30/sqrt(30) = sqrt(30) so you got the same answer

lol forgot to rationalize the bottom i am way to scatterbrained to be a math major

so i have this one problem giving me shit

i have 400 feet of fencing to enclose 2 adjacent rectangles what dimensions should be used so that then area is a maximum

max=xy
constriction
400=2x+2y

y= (400-2x)/2

max=x(400-2x/2)

max’=(8(100-2x))/4

critical number = 50

y= (400-100)/2
y=150

so the dimensions i got are 50 x 150

the problem is 100 x 100 gives more area and satisfies the constriction equation
what did i do wrong?

You dropped a pair of parenthesis, not sure if that’s just a typo?

(== 200 - 4x) Nope.

max = x*(400-2x)/2 = x(200-x) = 200x - x^2
=> d(max)/dx = 200 - 2x
solving d(max)/dx = 0 then gives
200 - 2
x = 0
=> 2*x = 200
=> x = 100

Which is what you’d expect.

Learning proof by induction.

Stared at 3k+2 for 15 minutes before I realized it is 3(k+1)-1. I feel really dumb. It doesn’t help that I feel like I am forgetting a lot of basic equation manipulation techniques :mad:

Induction is genuinely important, but the problems you have to do at first are usually really boring and unilluminating (although maybe that’s unavoidable).
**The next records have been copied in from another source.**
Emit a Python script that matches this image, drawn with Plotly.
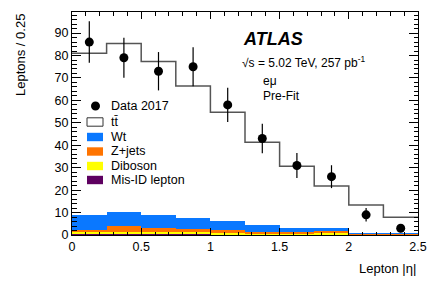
import numpy as np
import plotly.graph_objects as go

# ---- data ----
bin_edges = [0.0, 0.25, 0.5, 0.75, 1.0, 1.25, 1.5, 1.75, 2.0, 2.25, 2.5]
data_2017 = [86, 79, 73, 75, 58, 43, 31, 26, 9, 3]
misid = [0.3, 0.3, 0.3, 0.3, 0.3, 0.2, 0.2, 0.2, 0.1, 0.1]
diboson = [1.0, 1.0, 1.0, 0.9, 0.8, 0.6, 0.5, 0.5, 0.3, 0.3]
zjets = [1.1, 2.9, 1.9, 1.5, 1.0, 0.4, 0.5, 0.9, 0.1, 0.1]
wt = [6.7, 5.9, 5.6, 4.9, 4.0, 3.1, 1.9, 1.4, 0.5, 0.5]
ttbar = [71.9, 75.3, 68.5, 58.8, 48.6, 37.0, 27.6, 18.8, 12.4, 6.9]
x_ticks = [0, 0.5, 1, 1.5, 2, 2.5]
x_ticklabels = ["0", "0.5", "1", "1.5", "2", "2.5"]
y_ticks = [0, 10, 20, 30, 40, 50, 60, 70, 80, 90]

edges = np.array(bin_edges)
centers = (edges[:-1] + edges[1:]) / 2
widths = np.diff(edges)
total = np.array(misid) + np.array(diboson) + np.array(zjets) + np.array(wt) + np.array(ttbar)

colors = {
    "misid": "#5e0060",
    "diboson": "#ffff00",
    "zjets": "#ff7400",
    "wt": "#0a78ff",
    "ttbar": "#ffffff",
}

fig = go.Figure()
for name, vals, key in [("Mis-ID lepton", misid, "misid"), ("Diboson", diboson, "diboson"),
                        ("Z+jets", zjets, "zjets"), ("Wt", wt, "wt"), ("tt", ttbar, "ttbar")]:
    fig.add_trace(go.Bar(x=centers, y=vals, width=widths, marker=dict(color=colors[key], line=dict(width=0)),
                         name=name, showlegend=False, hoverinfo="skip"))

# total outline (step)
step_x = list(edges)
step_y = list(total) + [total[-1]]
fig.add_trace(go.Scatter(x=step_x, y=step_y, mode="lines", line=dict(shape="hv", color="#555555", width=1.5),
                         showlegend=False, hoverinfo="skip"))

# data
fig.add_trace(go.Scatter(x=centers, y=data_2017, mode="markers",
                         marker=dict(color="black", size=9),
                         error_y=dict(type="data", array=np.sqrt(data_2017), width=0, thickness=1.2, color="black"),
                         showlegend=False))

FONT = "Liberation Sans, Arial, sans-serif"
L, R, T, B = 72, 18, 12, 49
W, H = 436, 284
pw, ph = W - L - R, H - T - B

def px(xp):
    return (xp - L) / pw

def py(yp):
    return (H - B - yp) / ph

ann = []
shapes = []
# ATLAS label
ann.append(dict(x=px(241), y=py(39), xref="paper", yref="paper", xanchor="left", yanchor="middle",
                text="<b><i>ATLAS</i></b>", showarrow=False, font=dict(family=FONT, size=18, color="black")))
ann.append(dict(x=px(240), y=py(62), xref="paper", yref="paper", xanchor="left", yanchor="middle",
                text="√s = 5.02 TeV, 257 pb<sup>-1</sup>", showarrow=False, font=dict(family=FONT, size=12, color="black")))
ann.append(dict(x=px(261), y=py(81), xref="paper", yref="paper", xanchor="left", yanchor="middle",
                text="eμ", showarrow=False, font=dict(family=FONT, size=12, color="black")))
ann.append(dict(x=px(261), y=py(96), xref="paper", yref="paper", xanchor="left", yanchor="middle",
                text="Pre-Fit", showarrow=False, font=dict(family=FONT, size=12, color="black")))

# legend
leg_items = [("Data 2017", "data", 106), ("tt\u0304", "ttbar", 122), ("Wt", "wt", 137),
             ("Z+jets", "zjets", 151.5), ("Diboson", "diboson", 166), ("Mis-ID lepton", "misid", 180)]
for label, key, yc in leg_items:
    ann.append(dict(x=px(109), y=py(yc), xref="paper", yref="paper", xanchor="left", yanchor="middle",
                    text=label, showarrow=False, font=dict(family=FONT, size=12.5, color="black")))
    if key == "data":
        shapes.append(dict(type="circle", xref="paper", yref="paper", x0=px(91), x1=px(100), y0=py(yc + 4.5), y1=py(yc - 4.5),
                           fillcolor="black", line=dict(width=0)))
    else:
        shapes.append(dict(type="rect", xref="paper", yref="paper", x0=px(87), x1=px(103), y0=py(yc + 4.2), y1=py(yc - 4.2),
                           fillcolor=colors[key],
                           line=dict(width=1 if key == "ttbar" else 0, color="#333333")))

# axis titles
ann.append(dict(x=px(20), y=py(55), xref="paper", yref="paper", xanchor="center", yanchor="middle", textangle=-90,
                text="Leptons / 0.25", showarrow=False, font=dict(family=FONT, size=13, color="black")))
ann.append(dict(x=1.0, y=py(268), xref="paper", yref="paper", xanchor="right", yanchor="middle",
                text="Lepton |η|", showarrow=False, font=dict(family=FONT, size=13, color="black")))

fig.update_layout(
    width=W, height=H, margin=dict(l=L, r=R, t=T, b=B, autoexpand=False),
    paper_bgcolor="white", plot_bgcolor="white",
    barmode="stack", bargap=0,
    font=dict(family=FONT, size=12.5, color="black"),
    annotations=ann, shapes=shapes, showlegend=False,
    xaxis=dict(range=[0, 2.5], tickvals=x_ticks, ticktext=x_ticklabels, ticks="inside", ticklen=7,
               tickcolor="black", showline=True, linecolor="black", linewidth=1, mirror="allticks",
               showgrid=False, zeroline=False, automargin=False,
               minor=dict(dtick=0.1, ticks="inside", ticklen=3.5, tickcolor="black", showgrid=False),
               tickfont=dict(family=FONT, size=12.5)),
    yaxis=dict(range=[0, 99.4], tickvals=y_ticks, ticks="inside", ticklen=9,
               tickcolor="black", showline=True, linecolor="black", linewidth=1, mirror="allticks",
               showgrid=False, zeroline=False, automargin=False,
               minor=dict(dtick=2, ticks="inside", ticklen=4.5, tickcolor="black", showgrid=False),
               tickfont=dict(family=FONT, size=12.5)),
)

fig.write_html("out.html", config={"displayModeBar": False},
               post_script="document.body.style.margin='0';document.body.style.overflow='hidden';")
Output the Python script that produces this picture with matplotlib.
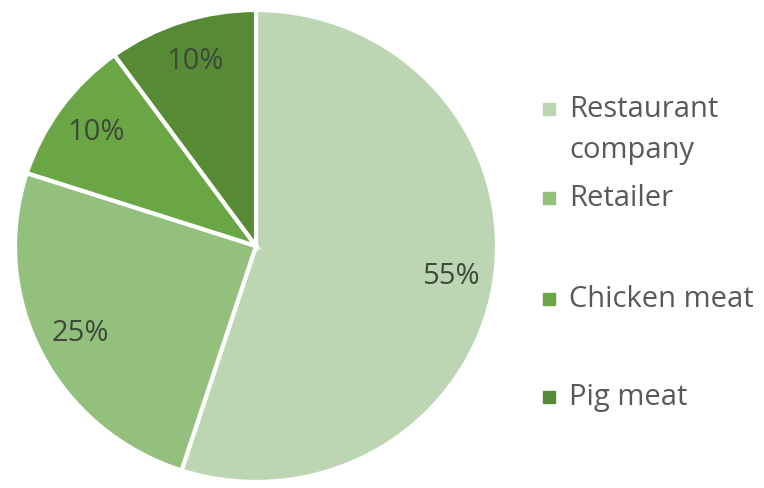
import matplotlib.pyplot as plt

labels = ['Restaurant\ncompany', 'Retailer', 'Chicken meat', 'Pig meat']
shares = [55, 25, 10, 10]
colors = ['#bcd6b3', '#94c07e', '#6aa744', '#578a35']

plt.rcParams['font.family'] = ['Open Sans', 'DejaVu Sans']

fig = plt.figure(figsize=(7.64, 4.88), dpi=100)
# pie box in pixels: x 15..497, y 10..482 (reference is slightly stretched)
ax = fig.add_axes([15 / 764, 1 - 482 / 488, 482 / 764, 472 / 488])

wedges, texts, autotexts = ax.pie(
    shares, colors=colors, startangle=90, counterclock=False,
    autopct='%d%%', pctdistance=0.82, radius=1.0,
    wedgeprops=dict(edgecolor='white', linewidth=3),
    textprops=dict(color='#3d4a38', fontsize=21))
ax.set_xlim(-1, 1)
ax.set_ylim(-1, 1)
ax.set_aspect('auto')

# legend drawn by hand to keep Excel's uneven spacing
legend_y = [109, 198, 299, 397]
for lab, col, y in zip(labels, colors, legend_y):
    yf = 1 - y / 488
    fig.patches.append(plt.Rectangle((543 / 764, yf - 6 / 488), 12 / 764, 12 / 488,
                                     transform=fig.transFigure, color=col))
    fig.text(569 / 764, yf + 14 / 488, lab, va='top', ha='left',
             fontsize=21, color='#595959', linespacing=1.55)

fig.savefig('out.png', dpi=100)
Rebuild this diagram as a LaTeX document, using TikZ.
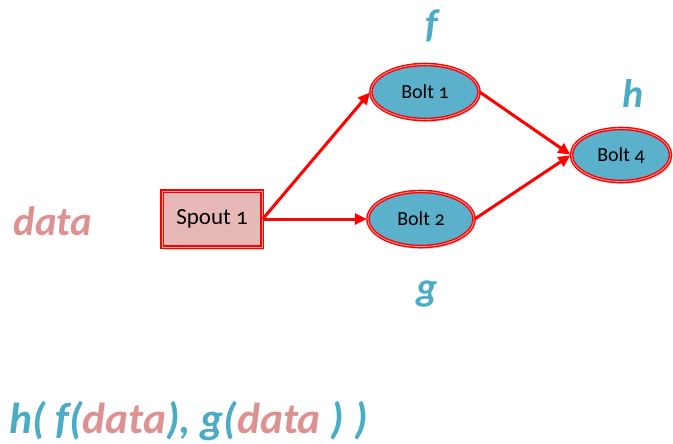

Proving that 1^2+2^2+…+n^2=n(n+1)(2n+1)/6 – or does it? that’s from memory – by induction is less interesting than some other ways and has the obvious drawback that once you have that formula in the first place, the proof by induction is barely less trivial than the QED at the end. There are also the textbook problems like “using induction, prove that 5^n+9^n+2 is divisible by 4 for all natural numbers n”. You could do that by induction, or you could do a much quicker (and better) proof by writing 5^n+9^n+2=(4+1)^n+(8+1)^n+2 and using the binomial theorem.

The more advanced theorems that can be proved by induction use it in a more natural way, and you don’t have to magically have the formula ahead of time. Things like “if such-and-such, then G has a subgroup of order p^i for all i less than or equal to n”. There are some cool little theorems that anyone can understand though. The tiling problem is interesting, as is the false proof that all horses are the same color.